Book review of Charlotte Puckette and Olivia Kiang-Snaije’s, The Ethnic Paris Cookbook.
When I think about food from Paris, I tend to imagine typically and widely known French food. The Ethnic Paris Cookbook shatters my perception of French food and is the first book to focus on the many wonderful ethnic foods and cultures also representative of Paris, from Morocco to Laos.
The varied and interesting flavors seeping into the French cooking are attributed to emigrants from former French colonies and are changing the world’s perception of how we define ‘French food’. Authors, Charlotte Puckette and Olivia Kiang-Snaije, both transplants to Paris met each other while dropping their kids off at school. They both shared a love of ethnic food in Paris and felt a tribute to these foods was long overdue.
With more than 100 recipes, the book is arranged by regions and covers appetizers, main courses, and desserts. The 250 page cookbook offers easy and interesting recipes, each recipe selected and adapted from internationally renowned chefs and local food lovers.
Couscous in the Cafeteria
Morocco, Algeria, and Tunisia
Bo Bun Business
Vietnam, Cambodia, Laos, and China
Waiting for Wagashi
Africa Sur Seine
Cameroon, Senegal, The West Indies, and the Caribbean
The Best Mezze West of Beirut
Lebanon and Syria
With source suggestions and substitute recommendations
And although the book does not contain photos, it is colorfully illustrated by Dina Diwan, a Lebanese artist now based in Paris. I hesitated slightly when opening the book, as I enjoy looking at photos (sometimes more than the recipes). However, once I started reading the recipes and background information on the various ethnic cuisines, the illustrations suddenly seemed to fit. The drawings complemented the subject matter and brought each page to life.
In addition, throughout the book you are provided with information about specific restaurants specializing in a given dish or ethnic cuisine. Addresses are provided, so the cookbook serves as an ad hoc travel guide to help you find great meals throughout Paris so you too can have a culinary journey.
I decided to try out a Lebanese recipe for Lentils with Bulgar (M’jaddara) from page 218. And although the recipe turned out well, I was disappointed that one of the seemingly key ingredients (1/2 bunch chopped mint) was not mentioned in the directions. I realized this as I neared the end of my cooking and wondered at which point the mint was supposed to be used. I stirred it in during the last step where the olive oil is added.
1 cup coarse bulgar
1 1/3 cup brown lentils
1/2 teaspoon 7-spice powder
5 tablespoons olive oil
1 large white onion, chopped
1/2 bunch mint leaves, chopped
Rinse bulgar and then soak in warm water for 10 minutes, drain.

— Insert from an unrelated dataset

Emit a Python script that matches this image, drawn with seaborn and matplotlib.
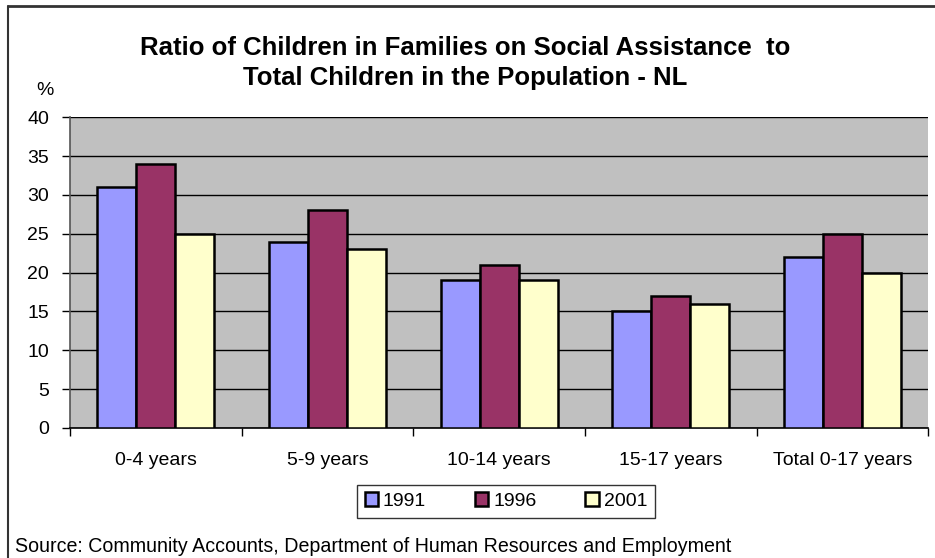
import pandas as pd
import numpy as np
import matplotlib.pyplot as plt
import seaborn as sns
from matplotlib.lines import Line2D

# data
age_groups = ["0-4 years", "5-9 years", "10-14 years", "15-17 years", "Total 0-17 years"]
years = ["1991", "1996", "2001"]
ratio_1991 = [31, 24, 19, 15, 22]
ratio_1996 = [34, 28, 21, 17, 25]
ratio_2001 = [25, 23, 19, 16, 20]
colors = ["#9999FF", "#993366", "#FFFFCC"]

df = pd.DataFrame({
    "group": age_groups * 3,
    "year": [y for y in years for _ in age_groups],
    "ratio": ratio_1991 + ratio_1996 + ratio_2001,
})

sns.set_style("white")
plt.rcParams["font.family"] = ["Liberation Sans", "DejaVu Sans"]
plt.rcParams["text.color"] = "black"
plt.rcParams["xtick.color"] = "black"
plt.rcParams["ytick.color"] = "black"

fig = plt.figure(figsize=(9.35, 5.58), dpi=100)
ax = fig.add_axes([0.0749, 0.233, 0.918, 0.557])
ax.set_facecolor("#C0C0C0")

sns.barplot(data=df, x="group", y="ratio", hue="year", palette=colors, saturation=1,
            width=0.68, edgecolor="black", linewidth=1.8, ax=ax, zorder=3)

ax.set_ylim(0, 40)
ax.set_yticks(range(0, 41, 5))
ax.set_xlim(-0.5, 4.5)
ax.yaxis.grid(True, color="black", linewidth=1, zorder=0)
ax.set_axisbelow(True)
ax.set_xlabel("")
ax.set_ylabel("")
for s in ["top", "right"]:
    ax.spines[s].set_visible(False)
ax.spines["left"].set_color("#555555")
ax.spines["bottom"].set_color("black")
ax.spines["left"].set_linewidth(1.2)
ax.spines["bottom"].set_linewidth(1.2)

ax.tick_params(axis="y", direction="out", length=6, width=1, labelsize=14, pad=9, left=True,
               labelcolor="black")
ax.tick_params(axis="x", which="major", length=0, labelsize=14, pad=17, labelcolor="black")
ax.set_xticks(np.arange(-0.5, 5, 1), minor=True)
ax.tick_params(axis="x", which="minor", direction="out", length=6, width=1, bottom=True)

ax.legend_.remove()
handles = [plt.Rectangle((0, 0), 1, 1, facecolor=c, edgecolor="black", linewidth=1.8) for c in colors]
fig.legend(handles, years, loc="center", bbox_to_anchor=(0.541, 0.102), ncol=3,
           frameon=True, fancybox=False, edgecolor="black", fontsize=14,
           handlelength=0.7, handleheight=0.7, handletextpad=0.25, columnspacing=2.5,
           borderpad=0.4, labelcolor="black")

fig.text(0.497, 0.887, "Ratio of Children in Families on Social Assistance  to\nTotal Children in the Population - NL",
         ha="center", va="center", fontsize=18.5, fontweight="bold", linespacing=1.35, color="black")
fig.text(0.048, 0.838, "%", ha="center", va="center", fontsize=14, color="black")
fig.text(0.016, 0.02, "Source: Community Accounts, Department of Human Resources and Employment",
         ha="left", va="center", fontsize=14.1, color="black")

# outer frame (top and left edges)
fig.add_artist(Line2D([0.009, 1.0], [0.989, 0.989], color="#333333", linewidth=2, transform=fig.transFigure))
fig.add_artist(Line2D([0.009, 0.009], [0.0, 0.989], color="#333333", linewidth=1.5, transform=fig.transFigure))

fig.savefig("out.png", dpi=100)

Rinse lentils and combine in a medium saucepan with 4 cups cold salted water and the 7-spice powder. Bring to a boil, then lower the heat and simmer, uncovered, for 15 minutes. Skim off any foam that rise to the surface. Stir in the bulgar and cook for an additional 15 minutes, or until the bulgar and lentils are tender.
Meanwhile, heat 3 tablespoons olive oil in a large saute pan. Add the onions and cook over medium-high heat until soft and beginning to color. Remove the onions with a slotted spoon and drain on paper towels.
When the lentil and bulgar mixture is cooked, drain any excess liquid, put into a large bowl, and toss with the remaining olive oil. Sprinkle with fried onions and serve with garnishes on the side.